* [What to produce]:
All pictures are to be skipped; retype only the lines from the top of the entries through the line with "return 1 - y / H", both included.

»»

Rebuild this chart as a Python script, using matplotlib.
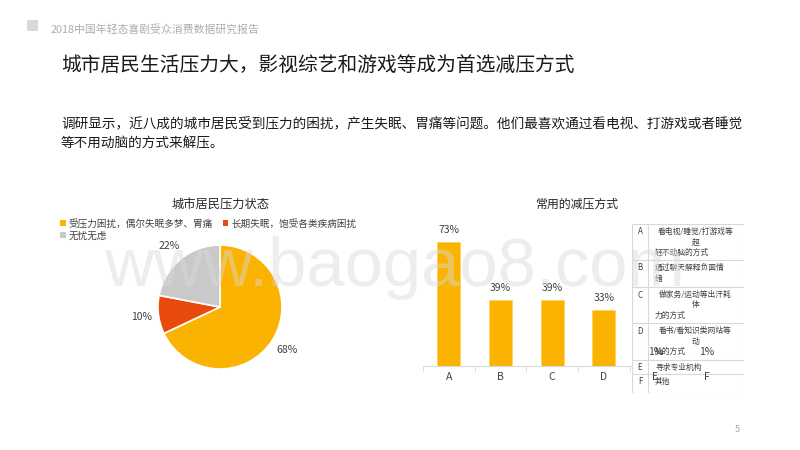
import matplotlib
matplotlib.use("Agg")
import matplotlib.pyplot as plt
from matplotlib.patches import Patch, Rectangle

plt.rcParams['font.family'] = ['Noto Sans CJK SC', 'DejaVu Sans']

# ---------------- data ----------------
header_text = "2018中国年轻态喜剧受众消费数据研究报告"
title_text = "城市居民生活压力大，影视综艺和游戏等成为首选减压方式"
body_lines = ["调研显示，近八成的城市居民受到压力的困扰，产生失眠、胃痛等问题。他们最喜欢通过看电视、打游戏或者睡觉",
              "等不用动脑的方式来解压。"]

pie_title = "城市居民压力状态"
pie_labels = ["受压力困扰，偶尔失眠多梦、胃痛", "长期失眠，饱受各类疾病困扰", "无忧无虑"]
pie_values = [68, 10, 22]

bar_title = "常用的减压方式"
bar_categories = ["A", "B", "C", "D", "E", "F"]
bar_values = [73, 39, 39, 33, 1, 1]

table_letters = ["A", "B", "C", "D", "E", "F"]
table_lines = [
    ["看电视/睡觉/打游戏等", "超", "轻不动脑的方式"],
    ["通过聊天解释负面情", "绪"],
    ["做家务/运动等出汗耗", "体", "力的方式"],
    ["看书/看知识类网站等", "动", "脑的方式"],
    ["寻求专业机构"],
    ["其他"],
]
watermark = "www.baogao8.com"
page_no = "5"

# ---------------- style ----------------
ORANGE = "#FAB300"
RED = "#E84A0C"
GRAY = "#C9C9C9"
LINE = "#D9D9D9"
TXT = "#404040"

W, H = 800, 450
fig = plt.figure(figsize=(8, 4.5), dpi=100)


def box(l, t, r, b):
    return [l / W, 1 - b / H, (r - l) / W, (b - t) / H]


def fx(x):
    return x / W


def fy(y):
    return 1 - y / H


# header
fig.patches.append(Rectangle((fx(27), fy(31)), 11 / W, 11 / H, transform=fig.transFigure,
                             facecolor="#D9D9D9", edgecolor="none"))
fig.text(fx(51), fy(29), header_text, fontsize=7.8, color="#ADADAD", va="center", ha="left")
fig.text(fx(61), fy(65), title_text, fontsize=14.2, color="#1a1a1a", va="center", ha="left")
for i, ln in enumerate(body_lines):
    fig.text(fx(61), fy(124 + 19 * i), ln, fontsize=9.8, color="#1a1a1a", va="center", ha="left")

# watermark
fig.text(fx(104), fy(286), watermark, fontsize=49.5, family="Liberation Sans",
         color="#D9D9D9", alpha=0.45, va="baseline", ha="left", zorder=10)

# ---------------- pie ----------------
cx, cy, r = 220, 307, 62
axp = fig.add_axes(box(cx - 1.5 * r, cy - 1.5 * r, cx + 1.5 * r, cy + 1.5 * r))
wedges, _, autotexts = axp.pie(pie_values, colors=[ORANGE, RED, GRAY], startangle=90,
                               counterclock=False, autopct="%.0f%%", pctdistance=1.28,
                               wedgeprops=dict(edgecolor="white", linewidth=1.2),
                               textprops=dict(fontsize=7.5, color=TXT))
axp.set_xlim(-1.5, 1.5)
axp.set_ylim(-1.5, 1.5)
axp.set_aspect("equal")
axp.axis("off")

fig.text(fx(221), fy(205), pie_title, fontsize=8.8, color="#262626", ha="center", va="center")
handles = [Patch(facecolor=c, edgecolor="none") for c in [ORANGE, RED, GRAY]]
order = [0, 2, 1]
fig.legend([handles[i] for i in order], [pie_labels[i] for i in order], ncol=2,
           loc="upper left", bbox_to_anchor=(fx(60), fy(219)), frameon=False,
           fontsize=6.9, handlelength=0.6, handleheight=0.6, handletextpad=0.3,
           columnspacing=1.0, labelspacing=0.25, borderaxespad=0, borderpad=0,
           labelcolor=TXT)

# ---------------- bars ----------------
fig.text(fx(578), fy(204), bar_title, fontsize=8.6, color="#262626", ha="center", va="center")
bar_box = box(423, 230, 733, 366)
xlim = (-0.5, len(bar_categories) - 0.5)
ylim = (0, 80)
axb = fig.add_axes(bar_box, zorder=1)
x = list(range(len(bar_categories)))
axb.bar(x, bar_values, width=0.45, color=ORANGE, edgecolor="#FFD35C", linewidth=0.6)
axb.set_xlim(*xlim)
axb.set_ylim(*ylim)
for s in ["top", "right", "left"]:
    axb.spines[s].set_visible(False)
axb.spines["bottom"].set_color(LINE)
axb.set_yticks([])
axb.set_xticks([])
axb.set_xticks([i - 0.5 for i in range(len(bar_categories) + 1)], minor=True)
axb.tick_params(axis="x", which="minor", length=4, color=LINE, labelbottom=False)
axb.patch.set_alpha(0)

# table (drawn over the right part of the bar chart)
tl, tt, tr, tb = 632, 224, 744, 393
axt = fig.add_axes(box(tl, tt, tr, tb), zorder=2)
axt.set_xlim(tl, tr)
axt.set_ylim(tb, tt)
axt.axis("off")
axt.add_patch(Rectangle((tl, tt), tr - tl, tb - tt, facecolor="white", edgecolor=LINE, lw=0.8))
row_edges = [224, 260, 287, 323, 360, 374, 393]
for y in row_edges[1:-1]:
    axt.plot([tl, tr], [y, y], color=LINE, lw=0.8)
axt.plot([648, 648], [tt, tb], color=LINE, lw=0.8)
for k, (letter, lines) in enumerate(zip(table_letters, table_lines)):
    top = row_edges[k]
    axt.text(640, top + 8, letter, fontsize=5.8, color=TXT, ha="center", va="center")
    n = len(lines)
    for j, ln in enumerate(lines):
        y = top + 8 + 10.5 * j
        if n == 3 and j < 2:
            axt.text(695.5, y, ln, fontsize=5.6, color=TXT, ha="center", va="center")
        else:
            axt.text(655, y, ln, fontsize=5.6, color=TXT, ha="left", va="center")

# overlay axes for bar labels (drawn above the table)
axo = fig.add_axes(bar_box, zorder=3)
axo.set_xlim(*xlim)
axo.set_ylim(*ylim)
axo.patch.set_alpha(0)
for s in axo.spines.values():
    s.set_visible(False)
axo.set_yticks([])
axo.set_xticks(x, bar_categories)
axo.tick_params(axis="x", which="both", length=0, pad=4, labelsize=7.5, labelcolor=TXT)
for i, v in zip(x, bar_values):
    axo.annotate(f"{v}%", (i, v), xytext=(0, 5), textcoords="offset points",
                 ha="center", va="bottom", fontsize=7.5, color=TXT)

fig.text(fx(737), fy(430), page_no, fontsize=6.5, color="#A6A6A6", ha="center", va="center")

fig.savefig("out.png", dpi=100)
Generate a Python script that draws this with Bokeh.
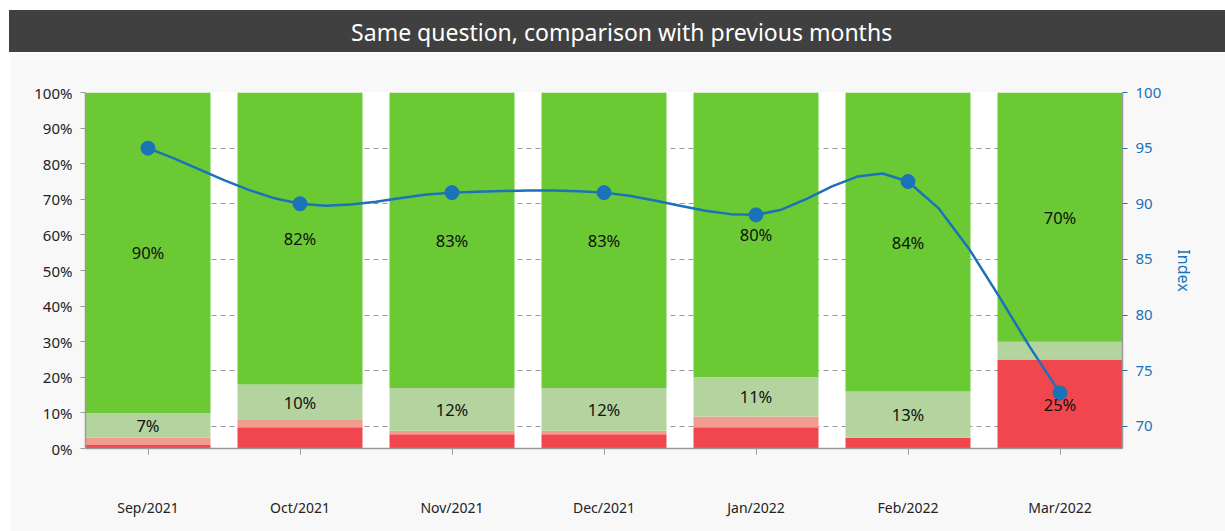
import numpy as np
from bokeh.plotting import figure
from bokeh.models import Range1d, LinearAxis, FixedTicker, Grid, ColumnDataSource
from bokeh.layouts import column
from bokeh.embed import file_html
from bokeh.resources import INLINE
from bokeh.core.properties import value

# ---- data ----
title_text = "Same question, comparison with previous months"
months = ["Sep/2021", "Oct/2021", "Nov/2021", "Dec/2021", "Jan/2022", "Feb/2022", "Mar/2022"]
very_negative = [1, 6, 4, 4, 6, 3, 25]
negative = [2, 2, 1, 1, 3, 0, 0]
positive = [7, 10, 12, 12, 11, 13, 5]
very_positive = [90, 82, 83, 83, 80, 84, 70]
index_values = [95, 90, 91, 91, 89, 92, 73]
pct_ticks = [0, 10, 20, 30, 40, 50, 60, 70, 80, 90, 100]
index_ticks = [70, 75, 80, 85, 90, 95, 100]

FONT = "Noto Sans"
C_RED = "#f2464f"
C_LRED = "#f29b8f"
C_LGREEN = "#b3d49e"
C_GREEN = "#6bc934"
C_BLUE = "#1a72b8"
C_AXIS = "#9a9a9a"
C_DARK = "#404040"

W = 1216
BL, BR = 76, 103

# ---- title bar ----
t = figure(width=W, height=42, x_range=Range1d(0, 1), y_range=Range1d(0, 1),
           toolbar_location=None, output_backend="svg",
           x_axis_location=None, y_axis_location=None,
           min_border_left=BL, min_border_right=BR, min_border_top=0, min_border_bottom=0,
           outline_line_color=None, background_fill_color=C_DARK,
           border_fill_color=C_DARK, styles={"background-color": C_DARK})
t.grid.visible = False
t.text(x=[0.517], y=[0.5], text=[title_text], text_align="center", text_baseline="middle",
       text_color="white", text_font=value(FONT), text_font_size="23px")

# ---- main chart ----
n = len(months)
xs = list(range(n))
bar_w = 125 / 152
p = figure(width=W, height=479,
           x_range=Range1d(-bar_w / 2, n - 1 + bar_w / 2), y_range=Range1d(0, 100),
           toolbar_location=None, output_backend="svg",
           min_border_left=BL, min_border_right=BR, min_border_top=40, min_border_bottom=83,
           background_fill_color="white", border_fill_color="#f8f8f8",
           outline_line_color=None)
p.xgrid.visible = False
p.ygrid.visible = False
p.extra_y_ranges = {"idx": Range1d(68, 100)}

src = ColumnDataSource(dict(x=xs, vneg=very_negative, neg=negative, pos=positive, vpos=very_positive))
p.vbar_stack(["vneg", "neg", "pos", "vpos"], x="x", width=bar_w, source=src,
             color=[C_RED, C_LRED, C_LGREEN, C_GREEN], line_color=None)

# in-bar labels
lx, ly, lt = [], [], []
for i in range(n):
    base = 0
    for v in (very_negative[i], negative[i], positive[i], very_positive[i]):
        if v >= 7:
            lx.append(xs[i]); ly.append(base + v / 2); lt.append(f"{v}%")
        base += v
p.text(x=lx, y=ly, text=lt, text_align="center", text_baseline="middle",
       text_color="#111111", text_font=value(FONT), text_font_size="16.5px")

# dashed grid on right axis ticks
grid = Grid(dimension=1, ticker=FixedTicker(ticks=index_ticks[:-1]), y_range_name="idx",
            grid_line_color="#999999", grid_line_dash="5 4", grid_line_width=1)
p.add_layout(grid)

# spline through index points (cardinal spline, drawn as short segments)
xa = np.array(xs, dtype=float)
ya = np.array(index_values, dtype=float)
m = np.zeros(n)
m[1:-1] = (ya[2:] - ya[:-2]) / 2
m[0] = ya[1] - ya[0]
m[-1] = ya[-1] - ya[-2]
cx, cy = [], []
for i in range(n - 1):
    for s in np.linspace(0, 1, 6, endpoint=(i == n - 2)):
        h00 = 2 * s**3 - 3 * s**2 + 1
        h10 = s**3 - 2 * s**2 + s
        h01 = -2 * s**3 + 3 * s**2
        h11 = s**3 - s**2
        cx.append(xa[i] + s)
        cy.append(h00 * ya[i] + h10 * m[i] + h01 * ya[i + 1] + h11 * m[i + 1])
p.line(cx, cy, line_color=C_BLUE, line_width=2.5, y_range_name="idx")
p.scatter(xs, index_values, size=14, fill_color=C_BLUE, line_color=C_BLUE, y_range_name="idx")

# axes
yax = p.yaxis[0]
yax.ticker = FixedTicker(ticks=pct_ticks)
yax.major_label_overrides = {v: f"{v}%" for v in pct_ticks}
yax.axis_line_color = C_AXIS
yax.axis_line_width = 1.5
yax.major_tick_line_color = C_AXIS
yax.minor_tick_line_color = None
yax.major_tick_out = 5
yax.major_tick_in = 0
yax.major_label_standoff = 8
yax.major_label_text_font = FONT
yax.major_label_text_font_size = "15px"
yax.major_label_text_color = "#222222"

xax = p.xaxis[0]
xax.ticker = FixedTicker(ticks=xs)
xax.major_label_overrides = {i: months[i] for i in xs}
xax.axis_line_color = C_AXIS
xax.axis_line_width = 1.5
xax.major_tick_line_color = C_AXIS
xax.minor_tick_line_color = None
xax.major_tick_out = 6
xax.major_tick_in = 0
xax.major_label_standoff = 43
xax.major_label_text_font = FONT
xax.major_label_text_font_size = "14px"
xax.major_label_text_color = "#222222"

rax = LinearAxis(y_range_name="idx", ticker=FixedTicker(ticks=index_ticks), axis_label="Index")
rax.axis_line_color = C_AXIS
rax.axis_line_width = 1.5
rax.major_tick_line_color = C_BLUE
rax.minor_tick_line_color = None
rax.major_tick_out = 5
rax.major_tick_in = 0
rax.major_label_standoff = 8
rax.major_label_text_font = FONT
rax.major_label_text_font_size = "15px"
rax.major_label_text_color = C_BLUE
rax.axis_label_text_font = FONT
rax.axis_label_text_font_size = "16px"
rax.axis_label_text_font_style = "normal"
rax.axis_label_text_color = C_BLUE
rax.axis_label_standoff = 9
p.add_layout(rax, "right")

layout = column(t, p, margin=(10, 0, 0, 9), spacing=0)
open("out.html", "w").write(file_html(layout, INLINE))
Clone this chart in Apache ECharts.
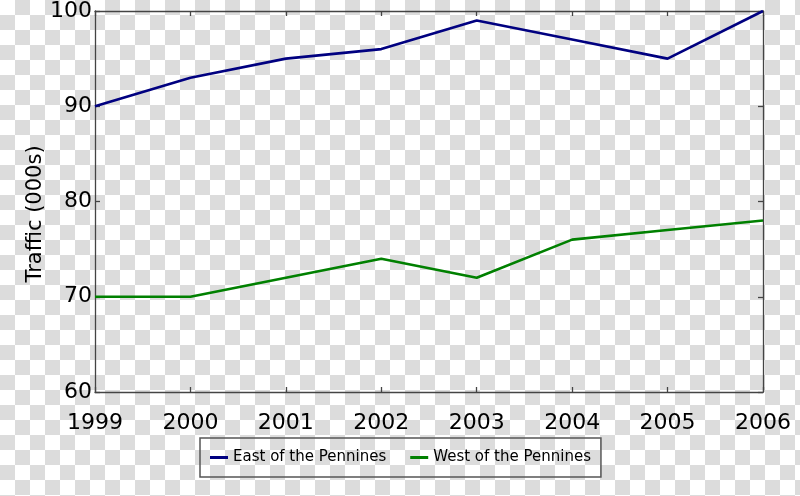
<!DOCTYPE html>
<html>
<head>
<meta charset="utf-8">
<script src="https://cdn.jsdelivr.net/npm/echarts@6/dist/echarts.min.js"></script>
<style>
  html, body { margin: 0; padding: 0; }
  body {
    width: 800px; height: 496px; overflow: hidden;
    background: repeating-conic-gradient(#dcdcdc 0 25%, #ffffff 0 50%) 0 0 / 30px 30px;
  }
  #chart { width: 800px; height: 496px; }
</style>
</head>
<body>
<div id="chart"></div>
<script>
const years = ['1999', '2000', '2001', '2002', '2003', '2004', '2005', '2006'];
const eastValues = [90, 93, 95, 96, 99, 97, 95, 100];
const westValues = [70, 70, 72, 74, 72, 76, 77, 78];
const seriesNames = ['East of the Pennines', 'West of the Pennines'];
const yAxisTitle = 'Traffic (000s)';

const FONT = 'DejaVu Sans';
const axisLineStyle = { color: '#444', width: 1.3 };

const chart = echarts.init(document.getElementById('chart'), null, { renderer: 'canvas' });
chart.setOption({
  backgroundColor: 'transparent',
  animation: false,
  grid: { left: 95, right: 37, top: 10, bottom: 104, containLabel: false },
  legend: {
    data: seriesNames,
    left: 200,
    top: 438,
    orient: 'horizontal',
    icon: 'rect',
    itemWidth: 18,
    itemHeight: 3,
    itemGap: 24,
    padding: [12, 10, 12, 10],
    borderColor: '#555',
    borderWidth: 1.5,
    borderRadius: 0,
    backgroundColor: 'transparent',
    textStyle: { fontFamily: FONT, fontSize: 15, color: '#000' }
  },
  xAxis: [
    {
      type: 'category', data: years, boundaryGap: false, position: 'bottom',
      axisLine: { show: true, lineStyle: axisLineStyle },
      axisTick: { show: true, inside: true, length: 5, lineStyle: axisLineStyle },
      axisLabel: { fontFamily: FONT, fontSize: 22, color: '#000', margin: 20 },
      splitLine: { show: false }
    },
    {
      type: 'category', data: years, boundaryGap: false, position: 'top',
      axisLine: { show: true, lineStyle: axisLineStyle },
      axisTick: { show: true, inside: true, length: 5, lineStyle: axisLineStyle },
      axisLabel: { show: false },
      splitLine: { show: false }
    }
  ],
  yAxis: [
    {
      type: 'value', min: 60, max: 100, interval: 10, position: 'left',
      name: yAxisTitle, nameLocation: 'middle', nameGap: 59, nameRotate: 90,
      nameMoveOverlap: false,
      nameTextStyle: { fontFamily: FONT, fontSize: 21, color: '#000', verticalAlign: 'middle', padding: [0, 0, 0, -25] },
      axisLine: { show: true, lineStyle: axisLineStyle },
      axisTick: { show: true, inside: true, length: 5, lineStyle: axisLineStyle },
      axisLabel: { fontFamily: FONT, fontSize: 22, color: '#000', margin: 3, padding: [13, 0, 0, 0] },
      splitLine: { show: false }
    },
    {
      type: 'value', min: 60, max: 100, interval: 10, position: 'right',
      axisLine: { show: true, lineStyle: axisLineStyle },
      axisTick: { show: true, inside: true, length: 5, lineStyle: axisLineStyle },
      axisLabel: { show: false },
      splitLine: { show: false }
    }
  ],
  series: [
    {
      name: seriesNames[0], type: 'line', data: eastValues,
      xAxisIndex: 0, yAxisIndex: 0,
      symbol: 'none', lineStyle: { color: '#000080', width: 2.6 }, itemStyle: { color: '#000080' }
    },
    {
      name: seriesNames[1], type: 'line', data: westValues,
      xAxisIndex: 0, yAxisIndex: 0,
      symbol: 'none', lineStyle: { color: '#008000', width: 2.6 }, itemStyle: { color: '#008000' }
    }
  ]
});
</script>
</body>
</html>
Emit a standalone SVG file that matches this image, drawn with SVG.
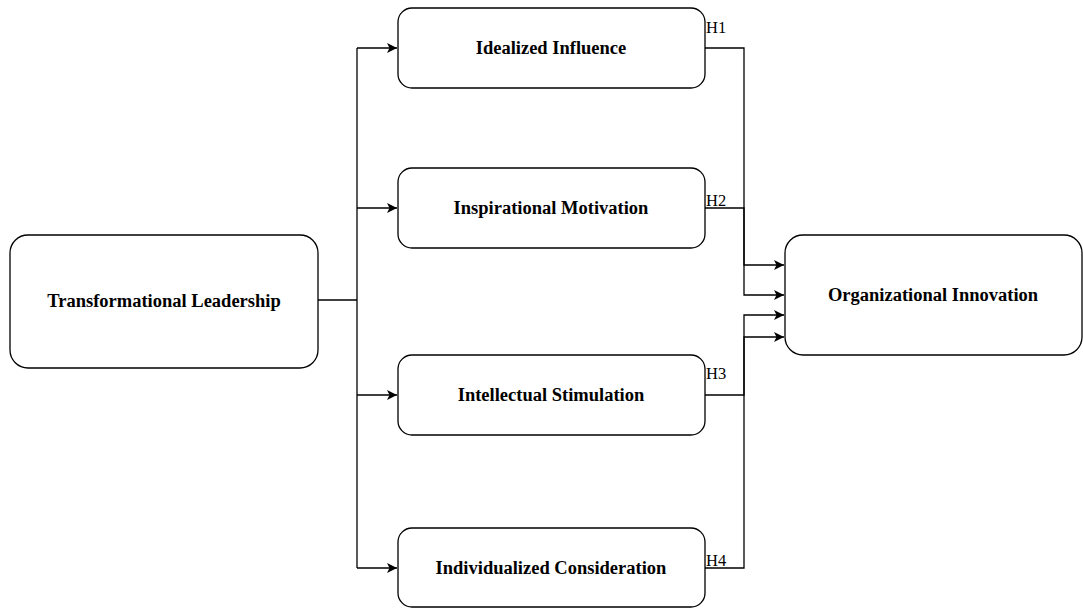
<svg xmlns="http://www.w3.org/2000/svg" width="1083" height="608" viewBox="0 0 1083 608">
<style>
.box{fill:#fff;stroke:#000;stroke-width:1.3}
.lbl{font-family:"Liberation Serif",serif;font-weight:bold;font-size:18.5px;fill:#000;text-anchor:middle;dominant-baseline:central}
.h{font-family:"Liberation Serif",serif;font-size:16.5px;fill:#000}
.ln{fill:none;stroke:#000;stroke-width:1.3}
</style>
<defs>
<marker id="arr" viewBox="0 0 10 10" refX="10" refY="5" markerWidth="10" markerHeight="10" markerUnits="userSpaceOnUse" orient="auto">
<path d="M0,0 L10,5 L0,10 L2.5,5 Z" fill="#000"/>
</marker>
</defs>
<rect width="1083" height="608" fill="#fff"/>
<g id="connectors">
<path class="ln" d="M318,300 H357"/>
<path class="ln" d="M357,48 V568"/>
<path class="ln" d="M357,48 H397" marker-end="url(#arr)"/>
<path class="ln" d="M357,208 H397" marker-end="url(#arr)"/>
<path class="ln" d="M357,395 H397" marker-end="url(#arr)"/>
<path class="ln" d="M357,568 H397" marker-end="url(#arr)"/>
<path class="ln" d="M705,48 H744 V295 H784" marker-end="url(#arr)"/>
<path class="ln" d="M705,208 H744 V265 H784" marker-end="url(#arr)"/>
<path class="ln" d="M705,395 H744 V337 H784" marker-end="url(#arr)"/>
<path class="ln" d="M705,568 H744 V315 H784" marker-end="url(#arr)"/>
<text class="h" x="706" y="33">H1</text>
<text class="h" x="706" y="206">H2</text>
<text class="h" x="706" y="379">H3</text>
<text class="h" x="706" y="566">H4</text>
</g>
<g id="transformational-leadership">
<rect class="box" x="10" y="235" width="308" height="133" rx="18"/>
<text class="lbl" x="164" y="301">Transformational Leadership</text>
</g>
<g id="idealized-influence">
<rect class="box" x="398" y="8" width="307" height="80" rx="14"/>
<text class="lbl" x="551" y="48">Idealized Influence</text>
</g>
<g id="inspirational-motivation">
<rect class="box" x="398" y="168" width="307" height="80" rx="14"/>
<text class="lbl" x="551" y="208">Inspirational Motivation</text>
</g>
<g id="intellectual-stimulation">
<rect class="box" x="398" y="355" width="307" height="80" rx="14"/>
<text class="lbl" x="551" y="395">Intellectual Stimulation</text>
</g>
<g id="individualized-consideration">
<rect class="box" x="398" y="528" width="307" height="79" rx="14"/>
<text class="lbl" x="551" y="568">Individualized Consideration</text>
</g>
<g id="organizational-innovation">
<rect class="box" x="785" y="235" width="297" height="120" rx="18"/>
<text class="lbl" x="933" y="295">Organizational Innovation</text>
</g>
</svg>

««

* [Solution to this task]:
Rebuild this chart as a Python script, using matplotlib.
import matplotlib
matplotlib.use("Agg")
import matplotlib.pyplot as plt
from matplotlib.patches import Patch, Rectangle

plt.rcParams['font.family'] = ['Noto Sans CJK SC', 'DejaVu Sans']

# ---------------- data ----------------
header_text = "2018中国年轻态喜剧受众消费数据研究报告"
title_text = "城市居民生活压力大，影视综艺和游戏等成为首选减压方式"
body_lines = ["调研显示，近八成的城市居民受到压力的困扰，产生失眠、胃痛等问题。他们最喜欢通过看电视、打游戏或者睡觉",
              "等不用动脑的方式来解压。"]

pie_title = "城市居民压力状态"
pie_labels = ["受压力困扰，偶尔失眠多梦、胃痛", "长期失眠，饱受各类疾病困扰", "无忧无虑"]
pie_values = [68, 10, 22]

bar_title = "常用的减压方式"
bar_categories = ["A", "B", "C", "D", "E", "F"]
bar_values = [73, 39, 39, 33, 1, 1]

table_letters = ["A", "B", "C", "D", "E", "F"]
table_lines = [
    ["看电视/睡觉/打游戏等", "超", "轻不动脑的方式"],
    ["通过聊天解释负面情", "绪"],
    ["做家务/运动等出汗耗", "体", "力的方式"],
    ["看书/看知识类网站等", "动", "脑的方式"],
    ["寻求专业机构"],
    ["其他"],
]
watermark = "www.baogao8.com"
page_no = "5"

# ---------------- style ----------------
ORANGE = "#FAB300"
RED = "#E84A0C"
GRAY = "#C9C9C9"
LINE = "#D9D9D9"
TXT = "#404040"

W, H = 800, 450
fig = plt.figure(figsize=(8, 4.5), dpi=100)


def box(l, t, r, b):
    return [l / W, 1 - b / H, (r - l) / W, (b - t) / H]


def fx(x):
    return x / W


def fy(y):
    return 1 - y / H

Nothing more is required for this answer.